Cependant, des députés du Courant démocratique ont déclaré qu’il n’y a aucune intention de rompre l’alliance entre les deux partis. C’est ce qu’a annoncé la députée Samia Abbou, le 10 juin sur Radio Shems, en disant que «les deux partis seront ensemble dans le gouvernement et dans l’opposition».

Reste à savoir si Ennahdha réussira finalement à faire élargir le gouvernement.

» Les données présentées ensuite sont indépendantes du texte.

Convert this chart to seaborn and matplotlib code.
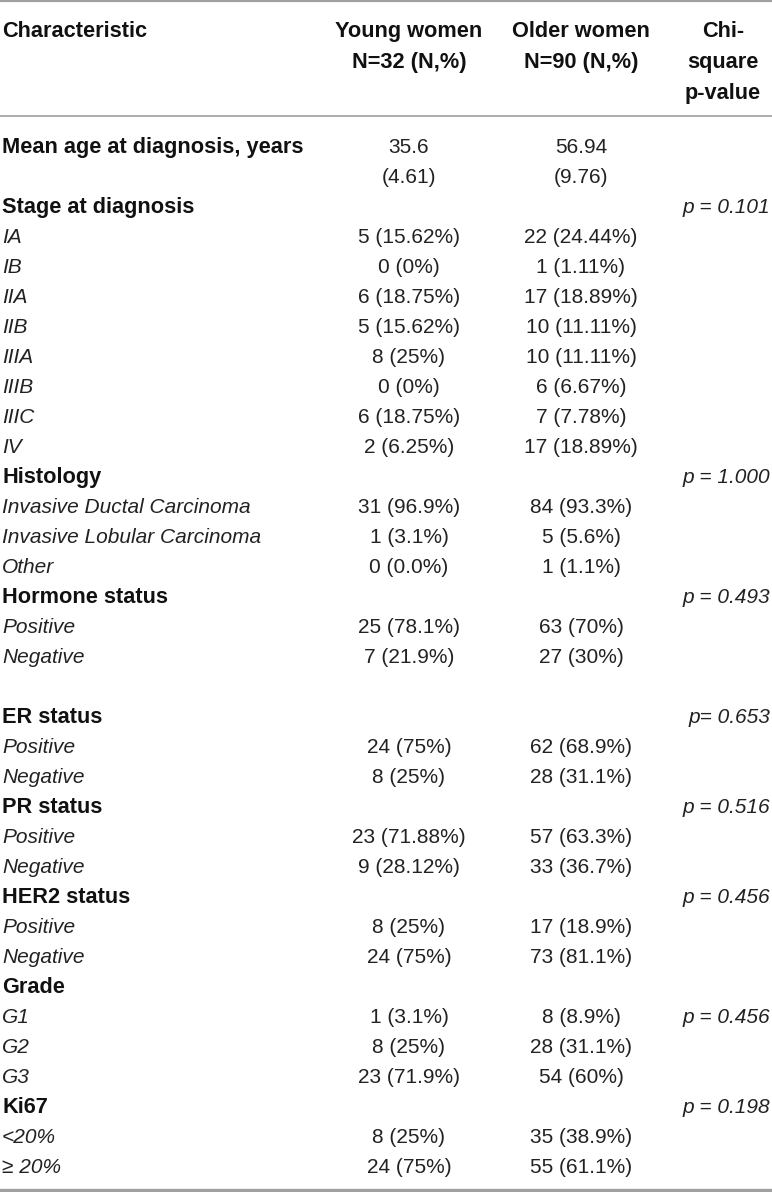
import matplotlib
matplotlib.use("Agg")
import matplotlib.pyplot as plt
import seaborn as sns

# Table content
header_cols = ["Characteristic", "Young women\nN=32 (N,%)", "Older women\nN=90 (N,%)", "Chi-\nsquare\np-value"]

row_labels = ["Mean age at diagnosis, years", "", "Stage at diagnosis",
              "IA", "IB", "IIA", "IIB", "IIIA", "IIIB", "IIIC", "IV",
              "Histology", "Invasive Ductal Carcinoma", "Invasive Lobular Carcinoma", "Other",
              "Hormone status", "Positive", "Negative", "",
              "ER status", "Positive", "Negative",
              "PR status", "Positive", "Negative",
              "HER2 status", "Positive", "Negative",
              "Grade", "G1", "G2", "G3",
              "Ki67", "<20%", "\u2265 20%"]

row_kind = ["h", "", "h",
            "i", "i", "i", "i", "i", "i", "i", "i",
            "h", "i", "i", "i",
            "h", "i", "i", "",
            "h", "i", "i",
            "h", "i", "i",
            "h", "i", "i",
            "h", "i", "i", "i",
            "h", "i", "i"]

young = ["35.6", "(4.61)", "",
         "5 (15.62%)", "0 (0%)", "6 (18.75%)", "5 (15.62%)", "8 (25%)", "0 (0%)", "6 (18.75%)", "2 (6.25%)",
         "", "31 (96.9%)", "1 (3.1%)", "0 (0.0%)",
         "", "25 (78.1%)", "7 (21.9%)", "",
         "", "24 (75%)", "8 (25%)",
         "", "23 (71.88%)", "9 (28.12%)",
         "", "8 (25%)", "24 (75%)",
         "", "1 (3.1%)", "8 (25%)", "23 (71.9%)",
         "", "8 (25%)", "24 (75%)"]

older = ["56.94", "(9.76)", "",
         "22 (24.44%)", "1 (1.11%)", "17 (18.89%)", "10 (11.11%)", "10 (11.11%)", "6 (6.67%)", "7 (7.78%)", "17 (18.89%)",
         "", "84 (93.3%)", "5 (5.6%)", "1 (1.1%)",
         "", "63 (70%)", "27 (30%)", "",
         "", "62 (68.9%)", "28 (31.1%)",
         "", "57 (63.3%)", "33 (36.7%)",
         "", "17 (18.9%)", "73 (81.1%)",
         "", "8 (8.9%)", "28 (31.1%)", "54 (60%)",
         "", "35 (38.9%)", "55 (61.1%)"]

pvals = ["", "", "p = 0.101",
         "", "", "", "", "", "", "", "",
         "p = 1.000", "", "", "",
         "p = 0.493", "", "", "",
         "p= 0.653", "", "",
         "p = 0.516", "", "",
         "p = 0.456", "", "",
         "", "p = 0.456", "", "",
         "p = 0.198", "", ""]

sns.set_theme(style="white")
plt.rcParams['font.family'] = ['Liberation Sans', 'DejaVu Sans']

W, H = 772, 1192
fig = plt.figure(figsize=(W / 100, H / 100), dpi=100)
ax = fig.add_axes([0, 0, 1, 1])
ax.set_xlim(0, W)
ax.set_ylim(H, 0)
ax.axis('off')

fs = 15          # regular / italic body text
fs_b = 15.7      # bold headings
txt_col = "#222222"
bold_col = "#111111"
x_left, x_young, x_older, x_chi, x_p = 2, 409, 581, 723, 770

# header
hdr_y = [37, 68, 99]
ax.text(x_left, hdr_y[0], header_cols[0], fontsize=fs_b, fontweight='bold', va='baseline', ha='left', color=bold_col)
for xc, lab in zip([x_young, x_older, x_chi], header_cols[1:]):
    for k, line in enumerate(lab.split("\n")):
        ax.text(xc, hdr_y[k], line, fontsize=fs_b, fontweight='bold', va='baseline', ha='center', color=bold_col)

# rules
rule_col = "#a0a0a0"
ax.axhline(1, color=rule_col, lw=1.6)
ax.axhline(116, color=rule_col, lw=1.2)
ax.axhline(1190, color=rule_col, lw=2.4)

# body rows
for i, lab in enumerate(row_labels):
    y = 153 + 30 * i
    if lab:
        if row_kind[i] == "h":
            ax.text(x_left, y, lab, fontsize=fs_b, fontweight='bold', va='baseline', ha='left', color=bold_col)
        else:
            ax.text(x_left, y, lab, fontsize=fs, fontstyle='italic', va='baseline', ha='left', color=txt_col)
    if young[i]:
        ax.text(x_young, y, young[i], fontsize=fs, va='baseline', ha='center', color=txt_col)
    if older[i]:
        ax.text(x_older, y, older[i], fontsize=fs, va='baseline', ha='center', color=txt_col)
    if pvals[i]:
        ax.text(x_p, y, pvals[i], fontsize=fs, fontstyle='italic', va='baseline', ha='right', color=txt_col)

fig.savefig("out.png", dpi=100)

«Il est difficile d’avancer des pronostics, pour le moment. Car cela dépendra de ce qui arrivera comme événements dans le pays prochainement. Une chose est sûre c’est qu’elle fera de son mieux dans ce sens», conclut Khaled Abid.

De son côté, Qalb Tounes, le parti de l’homme d’affaires controversé Nabil Karoui, semble donner ses conditions pour entrer dans le gouvernement. Yadh Elloumi, président de son bloc parlementaire a déclaré, le 10 juin sur Radio Med, que son parti «voudrait avoir sept portefeuilles ministériels dont celui de l’Économie, des Finances et de l’Industrie, pour accepter de faire partie du gouvernement».

En attendant de voir ce qui arrivera dans cette affaire qui agite la sphère politique, deux personnalités n’ont pas encore réagi, le chef du gouvernement, Elyès Fakhfakh, et le Président de la République, Kaïs Saïed. Les prochains jours révèleront plus, sans doute, sur leurs positions.